Most Canadian families have seen their fortunes grow since the recession – but they’re also swimming in debt.
A new study paints a picture of both rising net worth and swelling debt levels. All told, the median net worth of Canadian families climbed 44.5 per cent to $243,800 in 2012 from seven years earlier, adjusted for inflation, Statistics Canada’s survey of financial security shows. (Net worth reflects the amount family units would have if they sold their assets and paid all of their debt.)
Rising home and pension plan values explain most of the wealth gain. At the same time, mortgage debt has grown while the size of car loans more than doubled since 1999. All age groups saw debt loads grow between 2012 and 1999.
The survey echoes household balance sheet data, which both show “that overall debt grew at a faster pace than assets,” said Leslie Preston, an economist at Toronto-Dominion Bank. “But, because assets are far larger than debt, net worth still increased.”
Net worth changes with people’s life cycles. Families where the highest-earning person was between 55 and 64 years old had almost three times the median net worth of family units where the highest-income person was younger, at 35 to 44 years old. Among provinces, net worth is highest in British Columbia, which likely reflects rising house prices.
The study also looked at wealth distribution. The further up the ladder, the bigger the share of wealth. The wealthiest 20 per cent of families possessed 67.4 per cent of the country’s net worth in 2012, although that’s a decline from 69.2 per cent in 2005.
Families in the lowest quintile are the only segment that haven’t seen their net worth rise – their median net worth, at $1,100, is lower than it was in 1999, when it was $1,300. All other family units saw their net worth climb in that time.
“Differences in home ownership and private pension assets between quintiles help explain these changes,” the agency noted.
Wealth distribution remains “very unequal,” said the Ottawa-based Broadbent Institute, with the report offering further evidence “that economic inequality remains a serious concern.”
Among provinces, families in British Columbia had the highest net worth at $344,000, more than double the level of those living in Newfoundland and Labrador and Prince Edward Island. Median net worth in B.C. has more than doubled since 1999.
Houses are still the main asset for families. In 2012, the principal residence accounted for a third of the total value of assets. Among homeowners, the median value of their homes rose 46.6 per cent to $300,000 between 2005 and 2012.

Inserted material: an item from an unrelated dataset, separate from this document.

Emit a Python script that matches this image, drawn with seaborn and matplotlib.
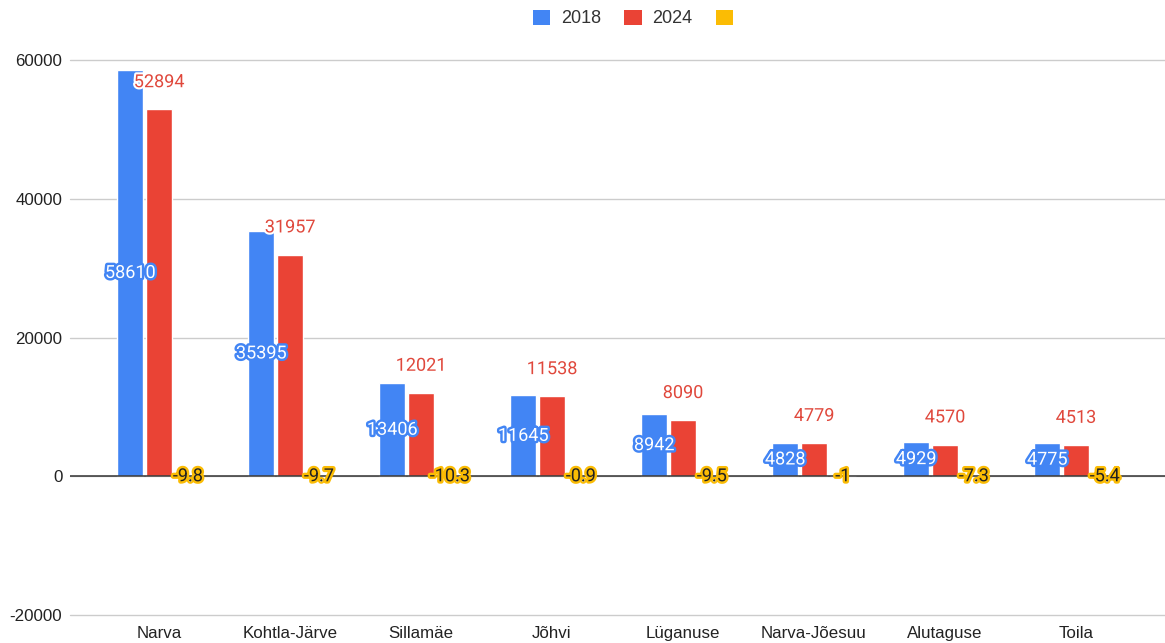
import numpy as np
import pandas as pd
import matplotlib
matplotlib.use("Agg")
import matplotlib.pyplot as plt
import matplotlib.patheffects as pe
from matplotlib.patches import Patch
import seaborn as sns

categories = ["Narva", "Kohtla-Järve", "Sillamäe", "Jõhvi", "Lüganuse",
              "Narva-Jõesuu", "Alutaguse", "Toila"]
values_2018 = [58610, 35395, 13406, 11645, 8942, 4828, 4929, 4775]
values_2024 = [52894, 31957, 12021, 11538, 8090, 4779, 4570, 4513]
change_pct = [-9.8, -9.7, -10.3, -0.9, -9.5, -1, -7.3, -5.4]
series_names = ["2018", "2024", "Muutus"]
legend_labels = ["2018", "2024", ""]
y_ticks = [-20000, 0, 20000, 40000, 60000]

BLUE = "#4285F4"
RED = "#EA4335"
YELLOW = "#FBBC04"

df = pd.DataFrame({
    "Omavalitsus": categories * 3,
    "Seeria": [series_names[0]] * len(categories) + [series_names[1]] * len(categories)
              + [series_names[2]] * len(categories),
    "Väärtus": values_2018 + values_2024 + change_pct,
})

sns.set_theme(style="white")
plt.rcParams["font.family"] = ["Liberation Sans", "DejaVu Sans"]

fig = plt.figure(figsize=(11.65, 6.43), dpi=100)
ax = fig.add_axes([70 / 1165, 1 - 615 / 643, 1 - 70 / 1165, (615 - 60) / 643])

sns.barplot(data=df, x="Omavalitsus", y="Väärtus", hue="Seeria",
            hue_order=series_names, order=categories,
            palette=[BLUE, RED, YELLOW], width=0.66, gap=0.1,
            saturation=1, errorbar=None, ax=ax, legend=False, zorder=3)

ax.set_ylim(y_ticks[0], y_ticks[-1])
ax.set_xlim(-0.68, len(categories) - 1 + 0.68)
ax.set_yticks(y_ticks)
ax.set_yticklabels([str(t) for t in y_ticks])
ax.set_xlabel("")
ax.set_ylabel("")
for s in ax.spines.values():
    s.set_visible(False)
ax.grid(axis="y", color="#cccccc", linewidth=1, zorder=0)
for gl in ax.get_ygridlines():
    gl.set_clip_on(False)
ax.axhline(0, color="#333333", linewidth=1.1, zorder=4)
ax.tick_params(axis="both", length=0, labelsize=12.2, colors="#222222")
ax.tick_params(axis="y", pad=5.5)
ax.tick_params(axis="x", pad=8)

label_font = ["Roboto", "DejaVu Sans"]
containers = ax.containers
# 2018 labels: centered inside bar, white text with blue outline
for bar, v in zip(containers[0], values_2018):
    cx = bar.get_x() + bar.get_width() / 2
    ax.text(cx, bar.get_height() / 2, str(v), ha="center", va="center",
            color="white", fontsize=13, family=label_font, zorder=6,
            path_effects=[pe.withStroke(linewidth=3.5, foreground=BLUE)])
# 2024 labels: above bar, red text with white halo
for bar, v in zip(containers[1], values_2024):
    cx = bar.get_x() + bar.get_width() / 2
    ax.annotate(str(v), (cx, bar.get_height()), xytext=(0, 19.5),
                textcoords="offset points", ha="center", va="center",
                color="#E0483C", fontsize=13, family=label_font, zorder=6,
                path_effects=[pe.withStroke(linewidth=3, foreground="white")])
# change labels: black text with yellow outline at zero
for bar, v in zip(containers[2], change_pct):
    cx = bar.get_x() + bar.get_width() / 2
    txt = f"{v:g}"
    ax.text(cx, 0, txt, ha="center", va="center",
            color="#222222", fontsize=13, family=label_font, zorder=6,
            path_effects=[pe.withStroke(linewidth=3.5, foreground=YELLOW)])

handles = [Patch(facecolor=c, edgecolor="none") for c in [BLUE, RED, YELLOW]]
fig.legend(handles, legend_labels, loc="center", bbox_to_anchor=(0.548, 1 - 18.5 / 643),
           ncol=3, frameon=False, fontsize=13, handlelength=0.95, handleheight=0.95,
           handletextpad=0.6, columnspacing=1.3, labelcolor="#333333")

fig.savefig("out.png", dpi=100)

Private pensions are the next largest asset. About seven in 10 families had them in 2012, a similar proportion as in prior years. But the median amount grew, to $116,700 in 2012 from $77,400 in 2005 as the population aged, the agency said.
On the debt side, more than three-quarters of total debt owed by Canadians stems from mortgages. The total amount of mortgage debt grew “substantially” in recent years, Statscan said, to $1-trillion in 2012 from $650.8-billion in 2005. The median value of mortgages was also higher in 2012 than in previous years.
A quarter of families have lines of credit. Total debt in lines of credit swelled to $144.9-billion from $77.5-billion in 2005. Car loans also ballooned. Loans on vehicles have more than doubled since 1999.
Canadian families carried a debt load of $14.21 for every $100 in assets in 2012, up from $13.06 in 1999, with single-parent families having the highest debt burden.